Abstract

Results of an in-situ experiment to examine acoustic parameters and scattering properties of growing and newly submerged arctic sea ice are presented. The primary emphasis is on the acoustic properties of highly porous sea ice. High-resolution (to about 1 cm) vertical profiles of the longitudinal wave speed in growing and submerged sea ice are derived from the experimental data. The results indicate a skeletal layer about 3 cm thick at the bottom of the growing ice. The time dependence of vertical sound-speed profiles in a submerged ice block reveals a long time scale process of up to 80 h and a short process of a few hours. The former process is the warming of the block; the latter is thought to be due to the disturbance of hydrostatic equilibrium as the ice is submerged. Concurrently with the wave-speed measurements, scattering from the undersurface of the ice was measured at several frequencies. A comparison with predictions based on the sound-speed data demonstrates the ability to predict normal incidence ice reflectivity from sound-speed profiles as well as the viability of using scattering data in inversions to obtain sound-speed profiles.
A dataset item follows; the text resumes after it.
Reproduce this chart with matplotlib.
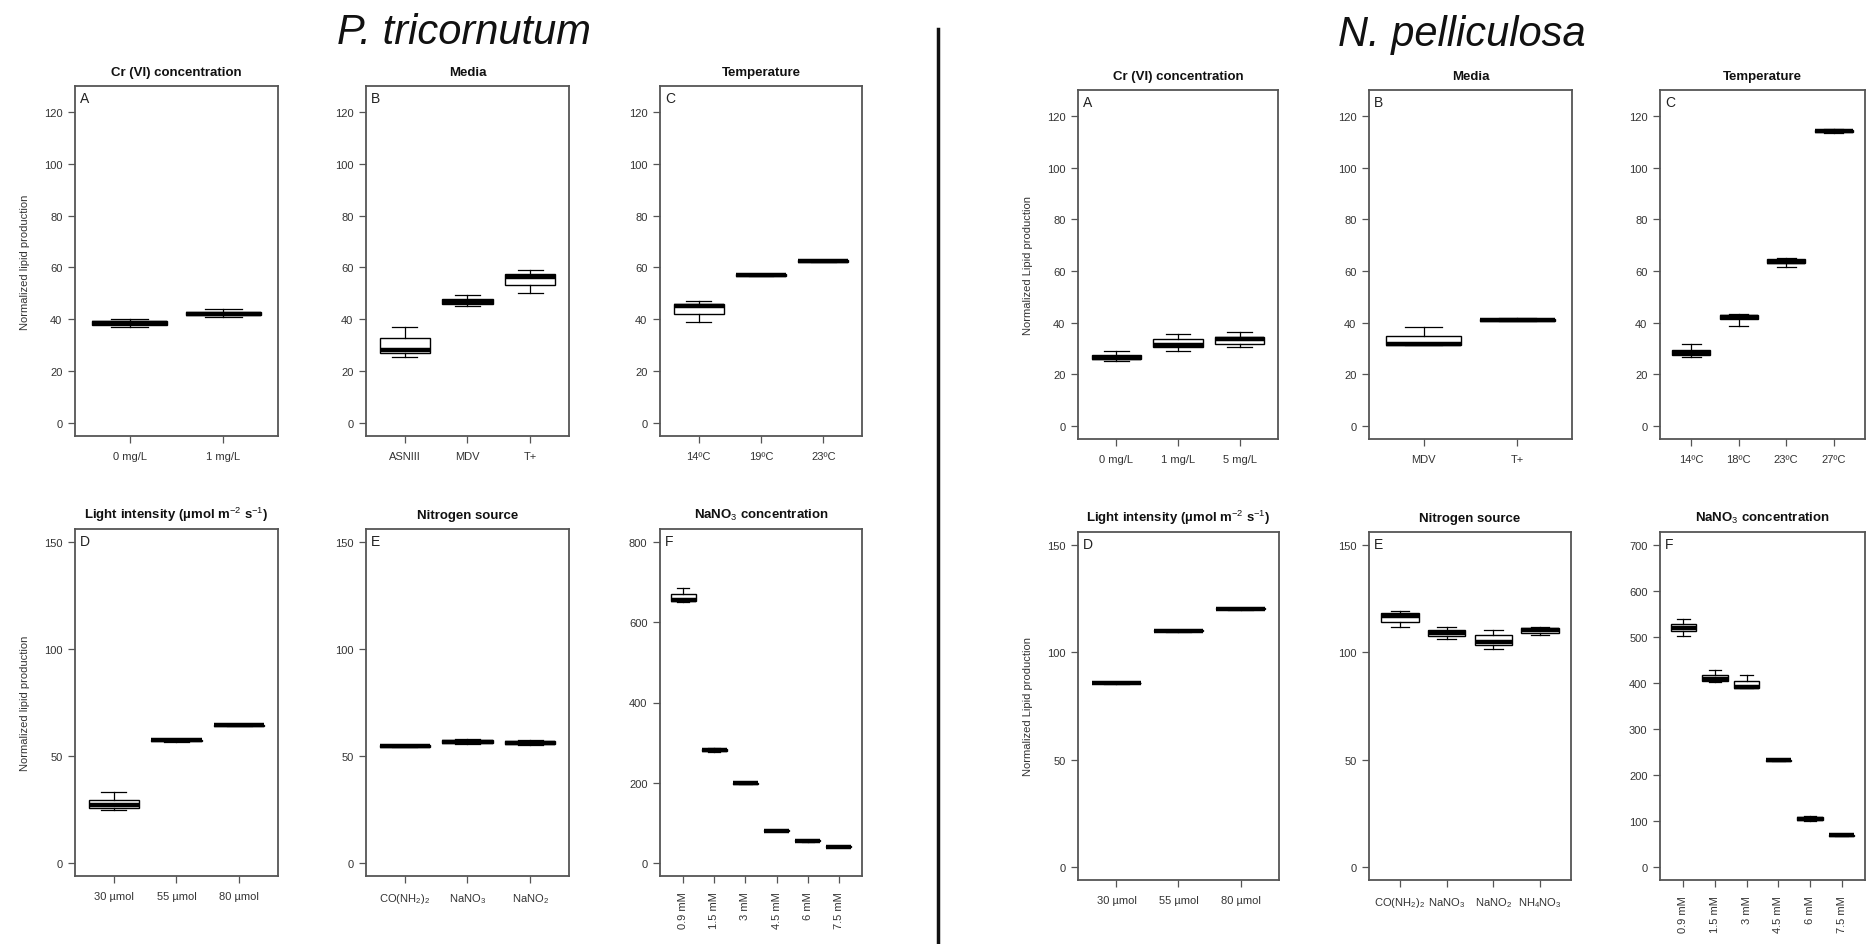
import matplotlib
matplotlib.use('Agg')
import matplotlib.pyplot as plt
from matplotlib.lines import Line2D

plt.rcParams['font.family'] = ['Liberation Sans', 'DejaVu Sans']
plt.rcParams['mathtext.fontset'] = 'custom'
plt.rcParams['mathtext.rm'] = 'Liberation Sans'
plt.rcParams['mathtext.it'] = 'Liberation Sans:italic'
plt.rcParams['mathtext.bf'] = 'Liberation Sans:bold'

# ---------------- P. tricornutum ----------------
pt_cr_labels = ['0 mg/L', '1 mg/L']
pt_cr_lo = [37.0, 41.0]
pt_cr_q1 = [38.0, 41.5]
pt_cr_med = [38.7, 42.0]
pt_cr_q3 = [39.3, 43.0]
pt_cr_hi = [40.0, 44.0]

pt_media_labels = ['ASNIII', 'MDV', 'T+']
pt_media_lo = [25.5, 45.0, 50.3]
pt_media_q1 = [27.0, 46.0, 53.1]
pt_media_med = [28.3, 46.8, 56.3]
pt_media_q3 = [32.8, 47.8, 57.4]
pt_media_hi = [37.0, 49.5, 59.0]

pt_temp_labels = ['14ºC', '19ºC', '23ºC']
pt_temp_lo = [39.0, 56.8, 62.0]
pt_temp_q1 = [42.0, 56.9, 62.3]
pt_temp_med = [45.2, 57.1, 62.6]
pt_temp_q3 = [46.0, 57.3, 62.9]
pt_temp_hi = [47.0, 57.5, 63.0]

pt_light_labels = ['30 µmol', '55 µmol', '80 µmol']
pt_light_lo = [24.7, 56.5, 64.0]
pt_light_q1 = [25.9, 56.9, 64.2]
pt_light_med = [27.0, 57.4, 64.4]
pt_light_q3 = [29.5, 57.7, 64.6]
pt_light_hi = [33.0, 58.0, 64.8]

pt_nitro_labels = ['CO(NH$_2$)$_2$', 'NaNO$_3$', 'NaNO$_2$']
pt_nitro_lo = [54.0, 55.5, 55.0]
pt_nitro_q1 = [54.3, 56.0, 55.6]
pt_nitro_med = [54.7, 56.7, 56.2]
pt_nitro_q3 = [55.0, 57.3, 56.8]
pt_nitro_hi = [55.3, 57.8, 57.3]

pt_nano3_labels = ['0.9 mM', '1.5 mM', '3 mM', '4.5 mM', '6 mM', '7.5 mM']
pt_nano3_lo = [650, 277, 197, 79, 52, 39]
pt_nano3_q1 = [652, 280, 198, 80, 54, 40]
pt_nano3_med = [655, 282, 199, 80.6, 55.5, 40.6]
pt_nano3_q3 = [670, 285, 200, 81.5, 57, 41.5]
pt_nano3_hi = [685, 287, 201, 82, 58, 42]

# ---------------- N. pelliculosa ----------------
np_cr_labels = ['0 mg/L', '1 mg/L', '5 mg/L']
np_cr_lo = [25.3, 29.2, 30.5]
np_cr_q1 = [25.9, 30.5, 31.8]
np_cr_med = [26.3, 31.4, 33.5]
np_cr_q3 = [27.4, 33.7, 34.4]
np_cr_hi = [29.2, 35.7, 36.3]

np_media_labels = ['MDV', 'T+']
np_media_lo = [31.3, 40.5]
np_media_q1 = [31.3, 40.8]
np_media_med = [31.6, 41.2]
np_media_q3 = [34.8, 41.5]
np_media_hi = [38.3, 41.8]

np_temp_labels = ['14ºC', '18ºC', '23ºC', '27ºC']
np_temp_lo = [26.9, 38.9, 61.4, 113.5]
np_temp_q1 = [27.6, 41.5, 62.9, 113.8]
np_temp_med = [28.2, 42.2, 63.6, 114.2]
np_temp_q3 = [29.5, 42.8, 64.6, 114.6]
np_temp_hi = [31.8, 43.2, 64.9, 115.0]

np_light_labels = ['30 µmol', '55 µmol', '80 µmol']
np_light_lo = [85.3, 109.6, 119.9]
np_light_q1 = [85.5, 109.8, 120.1]
np_light_med = [85.7, 110.0, 120.3]
np_light_q3 = [85.9, 110.2, 120.5]
np_light_hi = [86.1, 110.4, 120.7]

np_nitro_labels = ['CO(NH$_2$)$_2$', 'NaNO$_3$', 'NaNO$_2$', 'NH$_4$NO$_3$']
np_nitro_lo = [111.7, 106.3, 101.7, 108.2]
np_nitro_q1 = [114.3, 107.4, 103.5, 108.9]
np_nitro_med = [116.7, 108.9, 104.8, 110.2]
np_nitro_q3 = [118.2, 110.5, 108.2, 111.3]
np_nitro_hi = [119.0, 111.7, 110.5, 111.7]

np_nano3_labels = ['0.9 mM', '1.5 mM', '3 mM', '4.5 mM', '6 mM', '7.5 mM']
np_nano3_lo = [502, 403, 390, 231, 100, 68]
np_nano3_q1 = [513, 405, 390, 231.5, 101.6, 68.5]
np_nano3_med = [520, 408, 392, 232, 105, 69]
np_nano3_q3 = [529, 418, 405, 232.5, 108.8, 69.5]
np_nano3_hi = [538, 428, 417, 233, 112, 70]

W, H = 1874, 945
fig = plt.figure(figsize=(W / 100, H / 100), dpi=100)
fig.patch.set_facecolor('white')

TXT = '#333333'
SPINE = '#555555'


def panel(px, labels, lo, q1, med, q3, hi, ylim, yticks, title, letter,
          ylabel=None, rot=0):
    l, t, r, b = px
    ax = fig.add_axes([l / W, 1 - b / H, (r - l) / W, (b - t) / H])
    n = len(labels)
    stats = []
    for i in range(n):
        stats.append(dict(whislo=lo[i], q1=q1[i], med=med[i], q3=q3[i],
                          whishi=hi[i], label=labels[i]))
    pos = list(range(1, n + 1))
    ax.bxp(stats, positions=pos, widths=0.8, showfliers=False,
           patch_artist=True,
           boxprops=dict(facecolor='white', edgecolor='black', linewidth=1.0),
           medianprops=dict(color='black', linewidth=3.2, solid_capstyle='butt'),
           whiskerprops=dict(color='black', linewidth=0.9),
           capprops=dict(color='black', linewidth=0.9))
    ext = 0.04 * n
    ax.set_xlim(0.5 - ext, n + 0.5 + ext)
    rng = ylim[1] - ylim[0]
    ax.set_ylim(ylim[0] - 0.04 * rng, ylim[1] + 0.04 * rng)
    ax.set_yticks(yticks)
    ax.set_yticklabels([str(v) for v in yticks])
    ax.set_xticks(pos)
    if rot:
        ax.set_xticklabels(labels, rotation=90, va='top', ha='center')
    else:
        ax.set_xticklabels(labels)
    ax.tick_params(axis='both', direction='out', length=5, width=0.9,
                   color=SPINE, labelsize=8, labelcolor=TXT)
    ax.tick_params(axis='x', pad=6)
    ax.tick_params(axis='y', pad=4)
    for s in ax.spines.values():
        s.set_color(SPINE)
        s.set_linewidth(1.3)
    ax.set_title(title, fontsize=9.5, fontweight='bold', pad=8, color='#111111')
    ax.text(0.025, 0.985, letter, transform=ax.transAxes, ha='left', va='top',
            fontsize=10, color='#222222')
    if ylabel:
        ax.set_ylabel(ylabel, fontsize=8, color=TXT, labelpad=10)
    return ax


yt120 = [0, 20, 40, 60, 80, 100, 120]
yt150 = [0, 50, 100, 150]

# left half
panel((75, 87, 278, 437), pt_cr_labels, pt_cr_lo, pt_cr_q1, pt_cr_med, pt_cr_q3,
      pt_cr_hi, (0, 125), yt120, 'Cr (VI) concentration', 'A',
      ylabel='Normalized lipid production')
panel((366, 87, 569, 437), pt_media_labels, pt_media_lo, pt_media_q1,
      pt_media_med, pt_media_q3, pt_media_hi, (0, 125), yt120, 'Media', 'B')
panel((660, 87, 862, 437), pt_temp_labels, pt_temp_lo, pt_temp_q1, pt_temp_med,
      pt_temp_q3, pt_temp_hi, (0, 125), yt120, 'Temperature', 'C')
panel((75, 530, 278, 877), pt_light_labels, pt_light_lo, pt_light_q1,
      pt_light_med, pt_light_q3, pt_light_hi, (0, 150), yt150,
      'Light intensity (µmol m$^{-2}$ s$^{-1}$)', 'D',
      ylabel='Normalized lipid production')
panel((366, 530, 569, 877), pt_nitro_labels, pt_nitro_lo, pt_nitro_q1,
      pt_nitro_med, pt_nitro_q3, pt_nitro_hi, (0, 150), yt150,
      'Nitrogen source', 'E')
panel((660, 530, 862, 877), pt_nano3_labels, pt_nano3_lo, pt_nano3_q1,
      pt_nano3_med, pt_nano3_q3, pt_nano3_hi, (0, 800), [0, 200, 400, 600, 800],
      'NaNO$_3$ concentration', 'F', rot=90)

# right half
panel((1078, 91, 1278, 440), np_cr_labels, np_cr_lo, np_cr_q1, np_cr_med,
      np_cr_q3, np_cr_hi, (0, 125), yt120, 'Cr (VI) concentration', 'A',
      ylabel='Normalized Lipid production')
panel((1369, 91, 1572, 440), np_media_labels, np_media_lo, np_media_q1,
      np_media_med, np_media_q3, np_media_hi, (0, 125), yt120, 'Media', 'B')
panel((1660, 91, 1865, 440), np_temp_labels, np_temp_lo, np_temp_q1,
      np_temp_med, np_temp_q3, np_temp_hi, (0, 125), yt120, 'Temperature', 'C')
panel((1078, 533, 1279, 881), np_light_labels, np_light_lo, np_light_q1,
      np_light_med, np_light_q3, np_light_hi, (0, 150), yt150,
      'Light intensity (µmol m$^{-2}$ s$^{-1}$)', 'D',
      ylabel='Normalized Lipid production')
panel((1369, 533, 1571, 881), np_nitro_labels, np_nitro_lo, np_nitro_q1,
      np_nitro_med, np_nitro_q3, np_nitro_hi, (0, 150), yt150,
      'Nitrogen source', 'E')
panel((1660, 533, 1865, 881), np_nano3_labels, np_nano3_lo, np_nano3_q1,
      np_nano3_med, np_nano3_q3, np_nano3_hi, (0, 700),
      [0, 100, 200, 300, 400, 500, 600, 700], 'NaNO$_3$ concentration', 'F',
      rot=90)

# species headings and divider
fig.text(464 / W, 1 - 33 / H, 'P. tricornutum', ha='center', va='center',
         fontsize=30, style='italic', color='#111111')
fig.text(1462 / W, 1 - 35 / H, 'N. pelliculosa', ha='center', va='center',
         fontsize=30, style='italic', color='#111111')
fig.add_artist(Line2D([938 / W, 938 / W], [1 - 30 / H, 0], color='#111111',
                      linewidth=2.5, transform=fig.transFigure))

fig.savefig('out.png', dpi=100, facecolor='white')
Absorption of a longitudinal wave propagating vertically in ice was also measured. The peak absorption rate found in the skeletal layer was between 2 and 5 dB/cm at 92 kHz. The temperature dependence of absorption seen in the submerged ice suggests that the McCammon–McDaniel equation (∼T−2/3) is useful away from the skeletal layer. The measurements of ice temperature as a function of time and depth allow a calculation of the thermal diffusivity of the upper region of growing sea ice (0.0080 cm2/s) and an ‘‘effective’’ thermal diffusivity of the submerged ice block (about 0.0015 cm2/s ). Measurements of salinity profiles in the ice, along with the temperature profiles, are used to calculate porosity, which is then used in models of the longitudinal wave speed as a function of porosity. A comparison between models and experiment is employed that suggests a possible mechanism for the increased speed seen experimentally in the bottom portion of the ice after submergence.